Material provided:
----
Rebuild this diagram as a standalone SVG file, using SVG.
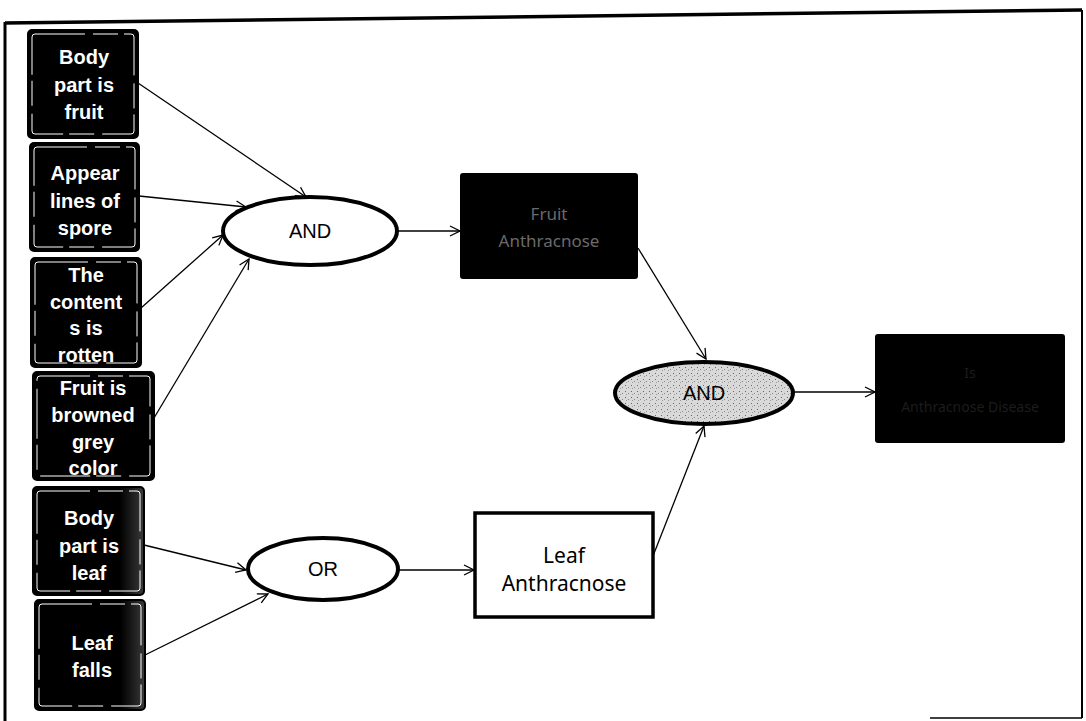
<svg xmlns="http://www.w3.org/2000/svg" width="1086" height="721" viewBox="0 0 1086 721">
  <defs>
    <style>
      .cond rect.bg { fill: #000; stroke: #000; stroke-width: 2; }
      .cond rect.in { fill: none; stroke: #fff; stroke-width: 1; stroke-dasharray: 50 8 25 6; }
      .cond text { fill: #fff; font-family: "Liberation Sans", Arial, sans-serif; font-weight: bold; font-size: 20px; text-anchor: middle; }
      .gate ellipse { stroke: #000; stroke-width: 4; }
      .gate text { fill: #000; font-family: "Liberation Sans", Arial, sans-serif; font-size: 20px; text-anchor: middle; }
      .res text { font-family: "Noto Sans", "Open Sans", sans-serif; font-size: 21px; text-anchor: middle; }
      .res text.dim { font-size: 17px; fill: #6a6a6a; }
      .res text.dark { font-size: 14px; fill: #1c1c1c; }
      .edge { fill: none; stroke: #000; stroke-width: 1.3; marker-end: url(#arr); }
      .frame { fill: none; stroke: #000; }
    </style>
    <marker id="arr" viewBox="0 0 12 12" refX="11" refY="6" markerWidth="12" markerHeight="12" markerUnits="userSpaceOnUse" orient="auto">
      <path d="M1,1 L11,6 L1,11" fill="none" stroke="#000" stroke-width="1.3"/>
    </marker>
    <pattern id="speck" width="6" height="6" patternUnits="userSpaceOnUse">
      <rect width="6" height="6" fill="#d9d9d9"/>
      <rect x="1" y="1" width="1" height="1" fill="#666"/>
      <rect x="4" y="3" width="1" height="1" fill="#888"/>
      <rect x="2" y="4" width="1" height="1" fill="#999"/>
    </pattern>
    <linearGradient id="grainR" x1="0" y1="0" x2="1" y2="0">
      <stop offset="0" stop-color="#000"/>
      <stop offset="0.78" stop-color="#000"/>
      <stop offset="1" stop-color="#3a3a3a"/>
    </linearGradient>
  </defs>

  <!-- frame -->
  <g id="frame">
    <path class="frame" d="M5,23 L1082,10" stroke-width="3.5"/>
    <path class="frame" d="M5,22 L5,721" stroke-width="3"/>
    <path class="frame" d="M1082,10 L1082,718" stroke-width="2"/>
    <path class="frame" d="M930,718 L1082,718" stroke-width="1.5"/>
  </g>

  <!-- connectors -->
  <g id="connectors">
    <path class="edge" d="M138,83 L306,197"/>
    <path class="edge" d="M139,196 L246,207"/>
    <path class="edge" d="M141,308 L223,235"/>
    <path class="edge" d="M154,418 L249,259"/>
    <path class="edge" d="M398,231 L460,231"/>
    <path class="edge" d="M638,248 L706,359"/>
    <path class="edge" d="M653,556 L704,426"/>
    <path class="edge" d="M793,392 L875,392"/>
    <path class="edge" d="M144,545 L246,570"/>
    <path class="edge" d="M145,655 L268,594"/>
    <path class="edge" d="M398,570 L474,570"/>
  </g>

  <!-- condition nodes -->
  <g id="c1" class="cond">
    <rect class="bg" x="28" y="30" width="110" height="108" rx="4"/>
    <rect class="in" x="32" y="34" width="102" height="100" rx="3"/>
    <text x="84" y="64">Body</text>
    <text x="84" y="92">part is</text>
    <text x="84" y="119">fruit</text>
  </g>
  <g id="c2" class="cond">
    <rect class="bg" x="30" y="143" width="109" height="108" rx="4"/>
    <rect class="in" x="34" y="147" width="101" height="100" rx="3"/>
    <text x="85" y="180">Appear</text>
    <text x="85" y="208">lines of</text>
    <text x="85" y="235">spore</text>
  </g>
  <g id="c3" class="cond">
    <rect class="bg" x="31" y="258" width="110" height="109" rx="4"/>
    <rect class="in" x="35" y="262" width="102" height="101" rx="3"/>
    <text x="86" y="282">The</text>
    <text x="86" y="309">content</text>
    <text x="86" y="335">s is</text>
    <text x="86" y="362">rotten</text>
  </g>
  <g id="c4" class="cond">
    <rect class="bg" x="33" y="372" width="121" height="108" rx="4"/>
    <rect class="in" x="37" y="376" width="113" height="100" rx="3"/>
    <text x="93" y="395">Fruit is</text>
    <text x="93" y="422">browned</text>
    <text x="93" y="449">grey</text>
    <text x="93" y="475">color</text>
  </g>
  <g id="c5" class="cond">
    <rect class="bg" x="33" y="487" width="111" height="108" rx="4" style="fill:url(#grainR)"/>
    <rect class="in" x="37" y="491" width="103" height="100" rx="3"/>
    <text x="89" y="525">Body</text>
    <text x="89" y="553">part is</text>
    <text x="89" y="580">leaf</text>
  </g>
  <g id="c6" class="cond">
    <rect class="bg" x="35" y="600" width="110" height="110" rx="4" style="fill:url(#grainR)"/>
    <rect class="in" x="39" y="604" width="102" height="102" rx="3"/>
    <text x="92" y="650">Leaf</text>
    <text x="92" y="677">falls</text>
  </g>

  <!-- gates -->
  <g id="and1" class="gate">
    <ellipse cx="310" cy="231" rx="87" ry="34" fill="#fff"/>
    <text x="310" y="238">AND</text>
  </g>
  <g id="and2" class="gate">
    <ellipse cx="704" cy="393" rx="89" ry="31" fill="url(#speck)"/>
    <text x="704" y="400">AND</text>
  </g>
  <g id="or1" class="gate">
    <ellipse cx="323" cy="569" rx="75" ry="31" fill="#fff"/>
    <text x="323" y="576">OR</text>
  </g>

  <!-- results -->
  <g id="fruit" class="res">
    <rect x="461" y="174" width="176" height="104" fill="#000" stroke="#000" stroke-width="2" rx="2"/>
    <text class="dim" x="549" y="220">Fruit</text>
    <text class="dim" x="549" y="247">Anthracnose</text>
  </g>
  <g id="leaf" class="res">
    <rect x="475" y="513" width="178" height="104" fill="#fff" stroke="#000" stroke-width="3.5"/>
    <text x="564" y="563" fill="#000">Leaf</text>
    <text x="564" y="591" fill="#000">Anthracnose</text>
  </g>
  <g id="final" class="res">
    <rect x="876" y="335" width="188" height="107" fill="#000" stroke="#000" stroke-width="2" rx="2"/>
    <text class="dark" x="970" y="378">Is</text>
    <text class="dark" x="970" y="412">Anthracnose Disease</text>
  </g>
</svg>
----
Stated task:
Reproduce every line above as written, skipping pictures.

Correct response:
Rebuild this diagram as a standalone SVG file, using SVG.
<svg xmlns="http://www.w3.org/2000/svg" width="1086" height="721" viewBox="0 0 1086 721">
  <defs>
    <style>
      .cond rect.bg { fill: #000; stroke: #000; stroke-width: 2; }
      .cond rect.in { fill: none; stroke: #fff; stroke-width: 1; stroke-dasharray: 50 8 25 6; }
      .cond text { fill: #fff; font-family: "Liberation Sans", Arial, sans-serif; font-weight: bold; font-size: 20px; text-anchor: middle; }
      .gate ellipse { stroke: #000; stroke-width: 4; }
      .gate text { fill: #000; font-family: "Liberation Sans", Arial, sans-serif; font-size: 20px; text-anchor: middle; }
      .res text { font-family: "Noto Sans", "Open Sans", sans-serif; font-size: 21px; text-anchor: middle; }
      .res text.dim { font-size: 17px; fill: #6a6a6a; }
      .res text.dark { font-size: 14px; fill: #1c1c1c; }
      .edge { fill: none; stroke: #000; stroke-width: 1.3; marker-end: url(#arr); }
      .frame { fill: none; stroke: #000; }
    </style>
    <marker id="arr" viewBox="0 0 12 12" refX="11" refY="6" markerWidth="12" markerHeight="12" markerUnits="userSpaceOnUse" orient="auto">
      <path d="M1,1 L11,6 L1,11" fill="none" stroke="#000" stroke-width="1.3"/>
    </marker>
    <pattern id="speck" width="6" height="6" patternUnits="userSpaceOnUse">
      <rect width="6" height="6" fill="#d9d9d9"/>
      <rect x="1" y="1" width="1" height="1" fill="#666"/>
      <rect x="4" y="3" width="1" height="1" fill="#888"/>
      <rect x="2" y="4" width="1" height="1" fill="#999"/>
    </pattern>
    <linearGradient id="grainR" x1="0" y1="0" x2="1" y2="0">
      <stop offset="0" stop-color="#000"/>
      <stop offset="0.78" stop-color="#000"/>
      <stop offset="1" stop-color="#3a3a3a"/>
    </linearGradient>
  </defs>

  <!-- frame -->
  <g id="frame">
    <path class="frame" d="M5,23 L1082,10" stroke-width="3.5"/>
    <path class="frame" d="M5,22 L5,721" stroke-width="3"/>
    <path class="frame" d="M1082,10 L1082,718" stroke-width="2"/>
    <path class="frame" d="M930,718 L1082,718" stroke-width="1.5"/>
  </g>

  <!-- connectors -->
  <g id="connectors">
    <path class="edge" d="M138,83 L306,197"/>
    <path class="edge" d="M139,196 L246,207"/>
    <path class="edge" d="M141,308 L223,235"/>
    <path class="edge" d="M154,418 L249,259"/>
    <path class="edge" d="M398,231 L460,231"/>
    <path class="edge" d="M638,248 L706,359"/>
    <path class="edge" d="M653,556 L704,426"/>
    <path class="edge" d="M793,392 L875,392"/>
    <path class="edge" d="M144,545 L246,570"/>
    <path class="edge" d="M145,655 L268,594"/>
    <path class="edge" d="M398,570 L474,570"/>
  </g>

  <!-- condition nodes -->
  <g id="c1" class="cond">
    <rect class="bg" x="28" y="30" width="110" height="108" rx="4"/>
    <rect class="in" x="32" y="34" width="102" height="100" rx="3"/>
    <text x="84" y="64">Body</text>
    <text x="84" y="92">part is</text>
    <text x="84" y="119">fruit</text>
  </g>
  <g id="c2" class="cond">
    <rect class="bg" x="30" y="143" width="109" height="108" rx="4"/>
    <rect class="in" x="34" y="147" width="101" height="100" rx="3"/>
    <text x="85" y="180">Appear</text>
    <text x="85" y="208">lines of</text>
    <text x="85" y="235">spore</text>
  </g>
  <g id="c3" class="cond">
    <rect class="bg" x="31" y="258" width="110" height="109" rx="4"/>
    <rect class="in" x="35" y="262" width="102" height="101" rx="3"/>
    <text x="86" y="282">The</text>
    <text x="86" y="309">content</text>
    <text x="86" y="335">s is</text>
    <text x="86" y="362">rotten</text>
  </g>
  <g id="c4" class="cond">
    <rect class="bg" x="33" y="372" width="121" height="108" rx="4"/>
    <rect class="in" x="37" y="376" width="113" height="100" rx="3"/>
    <text x="93" y="395">Fruit is</text>
    <text x="93" y="422">browned</text>
    <text x="93" y="449">grey</text>
    <text x="93" y="475">color</text>
  </g>
  <g id="c5" class="cond">
    <rect class="bg" x="33" y="487" width="111" height="108" rx="4" style="fill:url(#grainR)"/>
    <rect class="in" x="37" y="491" width="103" height="100" rx="3"/>
    <text x="89" y="525">Body</text>
    <text x="89" y="553">part is</text>
    <text x="89" y="580">leaf</text>
  </g>
  <g id="c6" class="cond">
    <rect class="bg" x="35" y="600" width="110" height="110" rx="4" style="fill:url(#grainR)"/>
    <rect class="in" x="39" y="604" width="102" height="102" rx="3"/>
    <text x="92" y="650">Leaf</text>
    <text x="92" y="677">falls</text>
  </g>

  <!-- gates -->
  <g id="and1" class="gate">
    <ellipse cx="310" cy="231" rx="87" ry="34" fill="#fff"/>
    <text x="310" y="238">AND</text>
  </g>
  <g id="and2" class="gate">
    <ellipse cx="704" cy="393" rx="89" ry="31" fill="url(#speck)"/>
    <text x="704" y="400">AND</text>
  </g>
  <g id="or1" class="gate">
    <ellipse cx="323" cy="569" rx="75" ry="31" fill="#fff"/>
    <text x="323" y="576">OR</text>
  </g>

  <!-- results -->
  <g id="fruit" class="res">
    <rect x="461" y="174" width="176" height="104" fill="#000" stroke="#000" stroke-width="2" rx="2"/>
    <text class="dim" x="549" y="220">Fruit</text>
    <text class="dim" x="549" y="247">Anthracnose</text>
  </g>
  <g id="leaf" class="res">
    <rect x="475" y="513" width="178" height="104" fill="#fff" stroke="#000" stroke-width="3.5"/>
    <text x="564" y="563" fill="#000">Leaf</text>
    <text x="564" y="591" fill="#000">Anthracnose</text>
  </g>
  <g id="final" class="res">
    <rect x="876" y="335" width="188" height="107" fill="#000" stroke="#000" stroke-width="2" rx="2"/>
    <text class="dark" x="970" y="378">Is</text>
    <text class="dark" x="970" y="412">Anthracnose Disease</text>
  </g>
</svg>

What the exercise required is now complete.